_GIVEN PROBLEM_: Count lines, not occurrences: report how many lines in the records hold the string "that", and nothing else.

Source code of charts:
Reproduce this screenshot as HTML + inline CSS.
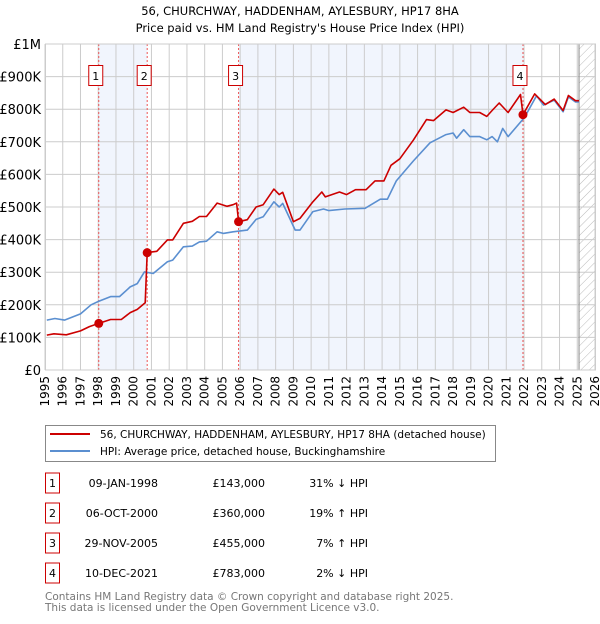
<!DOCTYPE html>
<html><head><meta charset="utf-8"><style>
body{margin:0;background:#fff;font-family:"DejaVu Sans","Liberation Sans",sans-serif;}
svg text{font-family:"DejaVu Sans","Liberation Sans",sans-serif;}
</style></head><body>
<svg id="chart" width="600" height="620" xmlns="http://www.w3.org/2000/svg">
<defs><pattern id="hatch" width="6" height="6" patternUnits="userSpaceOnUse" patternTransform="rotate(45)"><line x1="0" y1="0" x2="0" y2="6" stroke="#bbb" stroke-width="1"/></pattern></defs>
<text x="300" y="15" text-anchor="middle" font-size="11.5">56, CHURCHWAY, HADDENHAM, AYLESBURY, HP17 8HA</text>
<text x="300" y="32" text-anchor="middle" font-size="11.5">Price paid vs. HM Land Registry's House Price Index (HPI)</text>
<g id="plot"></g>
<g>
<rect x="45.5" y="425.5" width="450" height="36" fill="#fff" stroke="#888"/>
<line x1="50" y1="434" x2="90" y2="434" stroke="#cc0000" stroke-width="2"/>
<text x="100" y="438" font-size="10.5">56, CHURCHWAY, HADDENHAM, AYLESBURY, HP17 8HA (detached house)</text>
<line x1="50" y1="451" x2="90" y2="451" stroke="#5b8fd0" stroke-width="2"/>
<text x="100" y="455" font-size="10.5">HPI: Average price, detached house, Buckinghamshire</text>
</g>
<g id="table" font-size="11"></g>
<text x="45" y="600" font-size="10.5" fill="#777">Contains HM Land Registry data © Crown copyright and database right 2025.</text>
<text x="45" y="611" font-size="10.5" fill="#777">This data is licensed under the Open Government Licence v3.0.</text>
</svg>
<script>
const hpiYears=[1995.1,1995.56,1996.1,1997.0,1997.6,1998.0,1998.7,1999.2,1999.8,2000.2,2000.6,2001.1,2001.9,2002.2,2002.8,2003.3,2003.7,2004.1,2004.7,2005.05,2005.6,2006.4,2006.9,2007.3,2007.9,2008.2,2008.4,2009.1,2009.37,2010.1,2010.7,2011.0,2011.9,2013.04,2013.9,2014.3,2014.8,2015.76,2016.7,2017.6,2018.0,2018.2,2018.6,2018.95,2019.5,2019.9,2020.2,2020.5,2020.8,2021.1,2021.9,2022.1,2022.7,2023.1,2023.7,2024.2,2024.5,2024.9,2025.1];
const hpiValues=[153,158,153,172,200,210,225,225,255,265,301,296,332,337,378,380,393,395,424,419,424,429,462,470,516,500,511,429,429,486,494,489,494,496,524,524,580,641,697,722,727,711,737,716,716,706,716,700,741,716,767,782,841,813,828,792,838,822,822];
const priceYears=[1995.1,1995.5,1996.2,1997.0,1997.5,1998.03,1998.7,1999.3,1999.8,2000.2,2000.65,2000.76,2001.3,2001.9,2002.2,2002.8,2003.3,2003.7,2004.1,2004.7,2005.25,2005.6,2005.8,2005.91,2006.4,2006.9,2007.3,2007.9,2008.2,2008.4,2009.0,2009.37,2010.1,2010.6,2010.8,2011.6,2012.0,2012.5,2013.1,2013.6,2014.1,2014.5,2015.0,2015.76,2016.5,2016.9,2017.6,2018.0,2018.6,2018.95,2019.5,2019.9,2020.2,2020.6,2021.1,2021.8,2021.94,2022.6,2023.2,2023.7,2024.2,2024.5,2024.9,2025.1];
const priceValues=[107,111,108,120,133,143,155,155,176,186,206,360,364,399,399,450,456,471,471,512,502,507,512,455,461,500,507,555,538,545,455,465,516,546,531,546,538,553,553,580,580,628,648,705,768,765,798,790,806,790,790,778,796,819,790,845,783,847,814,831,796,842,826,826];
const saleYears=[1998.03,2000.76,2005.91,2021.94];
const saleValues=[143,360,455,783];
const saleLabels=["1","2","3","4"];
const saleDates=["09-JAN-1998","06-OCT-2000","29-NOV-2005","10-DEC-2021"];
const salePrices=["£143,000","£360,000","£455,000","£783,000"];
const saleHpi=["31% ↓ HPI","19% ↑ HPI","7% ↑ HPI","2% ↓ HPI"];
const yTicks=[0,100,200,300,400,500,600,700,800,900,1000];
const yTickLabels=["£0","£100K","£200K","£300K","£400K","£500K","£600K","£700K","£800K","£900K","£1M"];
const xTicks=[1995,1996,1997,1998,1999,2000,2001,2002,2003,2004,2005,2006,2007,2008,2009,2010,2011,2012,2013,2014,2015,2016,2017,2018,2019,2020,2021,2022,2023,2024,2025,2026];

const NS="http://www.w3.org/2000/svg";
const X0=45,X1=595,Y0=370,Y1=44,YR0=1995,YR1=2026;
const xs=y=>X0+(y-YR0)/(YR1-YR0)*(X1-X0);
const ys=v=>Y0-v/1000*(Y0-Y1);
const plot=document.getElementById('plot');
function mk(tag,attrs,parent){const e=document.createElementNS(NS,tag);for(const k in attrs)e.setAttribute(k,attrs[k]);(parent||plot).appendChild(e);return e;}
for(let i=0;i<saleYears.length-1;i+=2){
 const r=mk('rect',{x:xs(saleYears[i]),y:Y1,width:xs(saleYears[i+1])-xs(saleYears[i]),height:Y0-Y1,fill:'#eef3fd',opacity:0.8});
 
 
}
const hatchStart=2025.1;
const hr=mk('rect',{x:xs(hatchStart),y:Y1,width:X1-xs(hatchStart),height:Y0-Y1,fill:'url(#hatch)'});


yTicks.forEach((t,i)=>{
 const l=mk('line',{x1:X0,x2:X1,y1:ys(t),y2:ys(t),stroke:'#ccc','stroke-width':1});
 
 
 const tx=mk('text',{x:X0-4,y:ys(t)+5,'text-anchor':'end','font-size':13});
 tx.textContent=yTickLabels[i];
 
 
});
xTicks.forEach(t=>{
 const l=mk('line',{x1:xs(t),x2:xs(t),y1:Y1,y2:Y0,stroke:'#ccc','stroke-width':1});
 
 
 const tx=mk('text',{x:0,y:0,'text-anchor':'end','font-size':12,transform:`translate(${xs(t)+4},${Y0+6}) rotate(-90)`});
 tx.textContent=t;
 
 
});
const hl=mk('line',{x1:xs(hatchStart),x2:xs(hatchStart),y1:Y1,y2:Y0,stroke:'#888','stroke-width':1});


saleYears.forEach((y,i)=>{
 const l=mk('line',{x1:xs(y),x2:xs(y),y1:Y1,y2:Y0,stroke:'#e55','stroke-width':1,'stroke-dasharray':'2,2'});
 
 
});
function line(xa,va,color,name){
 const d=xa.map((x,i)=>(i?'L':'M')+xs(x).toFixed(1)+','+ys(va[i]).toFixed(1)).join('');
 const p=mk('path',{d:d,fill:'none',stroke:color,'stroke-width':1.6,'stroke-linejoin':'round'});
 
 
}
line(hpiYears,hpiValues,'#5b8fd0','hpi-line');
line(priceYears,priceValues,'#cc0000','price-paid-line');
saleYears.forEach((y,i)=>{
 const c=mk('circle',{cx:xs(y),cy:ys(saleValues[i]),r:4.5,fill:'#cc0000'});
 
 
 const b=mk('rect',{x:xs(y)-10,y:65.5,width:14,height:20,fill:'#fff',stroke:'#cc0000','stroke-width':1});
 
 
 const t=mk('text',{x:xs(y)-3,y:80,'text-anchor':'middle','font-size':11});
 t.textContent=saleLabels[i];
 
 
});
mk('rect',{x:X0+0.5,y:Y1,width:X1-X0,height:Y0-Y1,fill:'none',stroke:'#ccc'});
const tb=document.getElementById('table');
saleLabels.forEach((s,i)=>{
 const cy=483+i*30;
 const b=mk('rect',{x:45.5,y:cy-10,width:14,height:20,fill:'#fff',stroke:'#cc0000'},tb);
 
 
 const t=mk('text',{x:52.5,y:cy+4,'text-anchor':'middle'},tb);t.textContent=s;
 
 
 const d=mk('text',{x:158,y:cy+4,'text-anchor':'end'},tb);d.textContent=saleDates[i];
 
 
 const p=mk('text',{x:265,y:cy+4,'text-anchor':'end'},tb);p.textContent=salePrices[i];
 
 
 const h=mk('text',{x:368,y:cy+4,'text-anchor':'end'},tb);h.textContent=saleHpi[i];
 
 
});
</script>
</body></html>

---

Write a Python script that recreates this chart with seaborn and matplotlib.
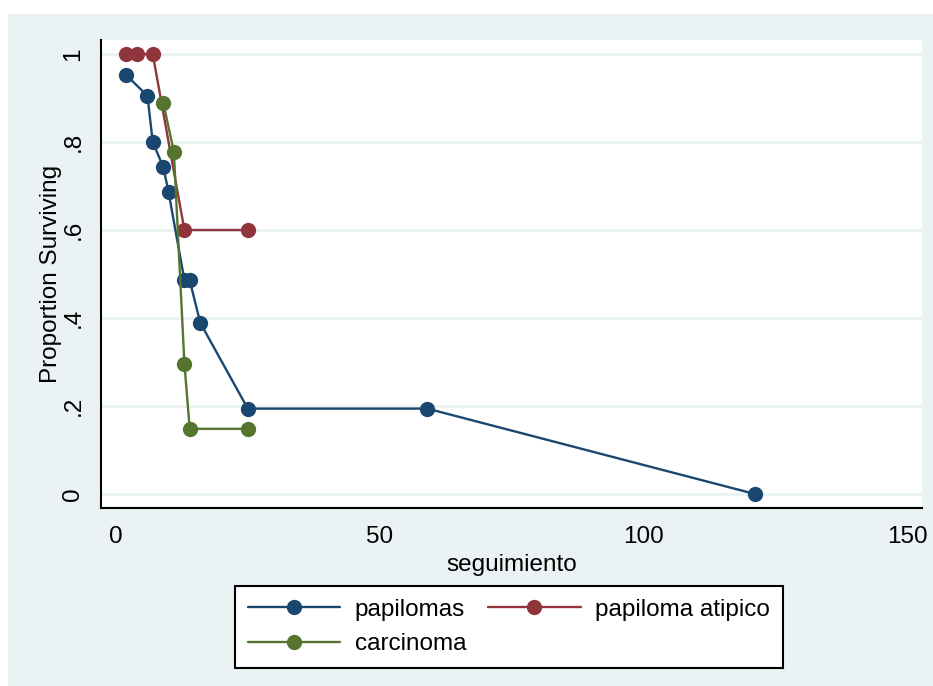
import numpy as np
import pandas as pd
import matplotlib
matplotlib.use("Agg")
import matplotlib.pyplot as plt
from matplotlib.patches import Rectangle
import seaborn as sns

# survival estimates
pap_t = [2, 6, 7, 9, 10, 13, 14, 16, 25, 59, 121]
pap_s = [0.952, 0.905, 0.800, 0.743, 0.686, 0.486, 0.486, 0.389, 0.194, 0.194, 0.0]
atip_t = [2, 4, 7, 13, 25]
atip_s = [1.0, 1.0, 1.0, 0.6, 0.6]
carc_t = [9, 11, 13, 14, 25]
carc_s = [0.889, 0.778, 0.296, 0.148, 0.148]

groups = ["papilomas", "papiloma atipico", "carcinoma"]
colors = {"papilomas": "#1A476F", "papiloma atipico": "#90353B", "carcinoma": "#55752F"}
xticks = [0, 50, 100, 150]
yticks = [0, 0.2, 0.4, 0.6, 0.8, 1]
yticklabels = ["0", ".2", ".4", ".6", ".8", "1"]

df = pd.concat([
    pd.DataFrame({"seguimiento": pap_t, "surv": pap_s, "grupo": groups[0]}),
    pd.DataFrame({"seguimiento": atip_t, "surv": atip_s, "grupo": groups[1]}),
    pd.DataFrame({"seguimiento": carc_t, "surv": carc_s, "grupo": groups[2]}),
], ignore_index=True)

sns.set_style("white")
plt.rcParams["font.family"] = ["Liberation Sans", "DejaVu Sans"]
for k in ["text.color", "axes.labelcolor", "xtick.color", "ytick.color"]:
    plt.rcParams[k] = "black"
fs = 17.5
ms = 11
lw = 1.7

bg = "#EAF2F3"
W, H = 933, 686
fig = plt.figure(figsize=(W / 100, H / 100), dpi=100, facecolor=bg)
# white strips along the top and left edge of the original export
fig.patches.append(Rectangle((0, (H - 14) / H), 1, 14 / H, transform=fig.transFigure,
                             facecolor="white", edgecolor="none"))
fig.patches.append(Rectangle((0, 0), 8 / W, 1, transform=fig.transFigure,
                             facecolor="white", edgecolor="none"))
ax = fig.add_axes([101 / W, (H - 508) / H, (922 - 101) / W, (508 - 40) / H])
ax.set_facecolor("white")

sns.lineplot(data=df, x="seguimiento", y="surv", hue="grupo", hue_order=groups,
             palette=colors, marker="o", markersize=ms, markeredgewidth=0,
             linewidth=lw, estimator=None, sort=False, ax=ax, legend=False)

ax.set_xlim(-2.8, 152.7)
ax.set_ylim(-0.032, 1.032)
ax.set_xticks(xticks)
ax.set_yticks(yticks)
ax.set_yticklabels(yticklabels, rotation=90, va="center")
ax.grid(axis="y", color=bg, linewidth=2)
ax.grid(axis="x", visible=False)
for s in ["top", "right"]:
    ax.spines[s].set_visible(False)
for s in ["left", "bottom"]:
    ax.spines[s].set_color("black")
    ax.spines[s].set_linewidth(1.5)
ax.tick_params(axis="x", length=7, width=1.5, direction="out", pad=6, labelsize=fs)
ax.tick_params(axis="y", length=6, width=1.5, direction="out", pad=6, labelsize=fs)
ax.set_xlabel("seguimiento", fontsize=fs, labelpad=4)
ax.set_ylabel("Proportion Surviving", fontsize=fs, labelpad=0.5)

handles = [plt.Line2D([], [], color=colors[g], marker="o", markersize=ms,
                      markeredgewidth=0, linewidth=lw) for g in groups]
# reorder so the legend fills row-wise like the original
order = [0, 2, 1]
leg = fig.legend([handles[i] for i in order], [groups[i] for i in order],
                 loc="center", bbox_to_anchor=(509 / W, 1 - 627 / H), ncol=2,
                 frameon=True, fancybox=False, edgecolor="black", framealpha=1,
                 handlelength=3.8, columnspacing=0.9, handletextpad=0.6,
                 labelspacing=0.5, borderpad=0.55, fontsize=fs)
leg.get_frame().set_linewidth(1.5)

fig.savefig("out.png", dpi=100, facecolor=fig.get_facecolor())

...

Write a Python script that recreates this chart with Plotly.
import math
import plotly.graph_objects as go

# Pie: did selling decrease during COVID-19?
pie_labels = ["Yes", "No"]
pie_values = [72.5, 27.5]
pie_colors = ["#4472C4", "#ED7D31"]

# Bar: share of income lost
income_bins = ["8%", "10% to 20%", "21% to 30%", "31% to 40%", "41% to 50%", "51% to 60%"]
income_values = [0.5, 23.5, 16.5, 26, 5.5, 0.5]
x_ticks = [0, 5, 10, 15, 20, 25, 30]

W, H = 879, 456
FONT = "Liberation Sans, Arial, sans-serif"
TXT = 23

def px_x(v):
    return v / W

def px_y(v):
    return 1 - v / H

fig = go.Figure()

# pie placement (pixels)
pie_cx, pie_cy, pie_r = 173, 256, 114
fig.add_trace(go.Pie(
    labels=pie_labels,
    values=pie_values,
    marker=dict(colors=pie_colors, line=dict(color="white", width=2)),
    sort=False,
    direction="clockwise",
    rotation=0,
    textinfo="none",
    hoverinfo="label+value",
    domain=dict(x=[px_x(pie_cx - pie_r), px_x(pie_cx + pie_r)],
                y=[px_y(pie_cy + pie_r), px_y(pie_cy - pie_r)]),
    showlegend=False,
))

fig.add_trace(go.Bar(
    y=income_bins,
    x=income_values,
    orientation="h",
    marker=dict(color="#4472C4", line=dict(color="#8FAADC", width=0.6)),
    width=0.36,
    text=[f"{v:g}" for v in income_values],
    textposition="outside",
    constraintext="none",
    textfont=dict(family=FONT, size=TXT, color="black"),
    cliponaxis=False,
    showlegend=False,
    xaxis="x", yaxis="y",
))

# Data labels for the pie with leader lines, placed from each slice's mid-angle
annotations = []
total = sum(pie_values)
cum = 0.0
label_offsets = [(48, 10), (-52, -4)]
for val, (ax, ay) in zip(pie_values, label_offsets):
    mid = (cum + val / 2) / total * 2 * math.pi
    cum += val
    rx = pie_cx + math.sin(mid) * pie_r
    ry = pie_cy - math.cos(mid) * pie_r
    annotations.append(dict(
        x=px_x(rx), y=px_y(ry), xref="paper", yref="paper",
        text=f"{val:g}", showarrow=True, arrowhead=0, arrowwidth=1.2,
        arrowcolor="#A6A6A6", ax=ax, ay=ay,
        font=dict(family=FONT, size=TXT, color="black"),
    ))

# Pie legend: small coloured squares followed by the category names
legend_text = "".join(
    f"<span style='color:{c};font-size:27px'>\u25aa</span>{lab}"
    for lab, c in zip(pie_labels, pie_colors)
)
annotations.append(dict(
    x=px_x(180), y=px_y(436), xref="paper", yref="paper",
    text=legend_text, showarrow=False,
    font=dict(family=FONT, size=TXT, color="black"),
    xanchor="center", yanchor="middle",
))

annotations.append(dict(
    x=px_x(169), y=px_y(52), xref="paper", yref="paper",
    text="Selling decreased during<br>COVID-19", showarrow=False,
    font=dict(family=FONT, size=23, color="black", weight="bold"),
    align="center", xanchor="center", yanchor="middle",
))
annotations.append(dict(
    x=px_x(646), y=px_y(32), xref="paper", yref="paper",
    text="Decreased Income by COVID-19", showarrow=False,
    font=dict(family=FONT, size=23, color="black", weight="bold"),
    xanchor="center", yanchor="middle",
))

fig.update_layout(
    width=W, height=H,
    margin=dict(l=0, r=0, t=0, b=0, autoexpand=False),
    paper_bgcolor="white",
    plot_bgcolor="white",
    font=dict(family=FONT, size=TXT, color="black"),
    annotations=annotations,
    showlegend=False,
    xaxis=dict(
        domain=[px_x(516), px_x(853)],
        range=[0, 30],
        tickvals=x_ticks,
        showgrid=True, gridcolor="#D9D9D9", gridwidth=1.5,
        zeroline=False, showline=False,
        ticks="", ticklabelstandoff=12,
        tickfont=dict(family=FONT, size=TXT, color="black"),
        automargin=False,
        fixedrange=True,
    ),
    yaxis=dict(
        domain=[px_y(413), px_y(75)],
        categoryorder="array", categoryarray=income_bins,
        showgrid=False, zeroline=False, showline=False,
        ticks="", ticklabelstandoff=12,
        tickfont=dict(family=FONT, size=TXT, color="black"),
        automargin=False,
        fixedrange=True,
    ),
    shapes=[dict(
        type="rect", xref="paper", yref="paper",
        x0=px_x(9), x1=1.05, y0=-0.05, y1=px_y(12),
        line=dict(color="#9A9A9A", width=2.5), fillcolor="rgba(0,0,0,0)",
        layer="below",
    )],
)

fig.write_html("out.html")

_THE ANSWER_: 2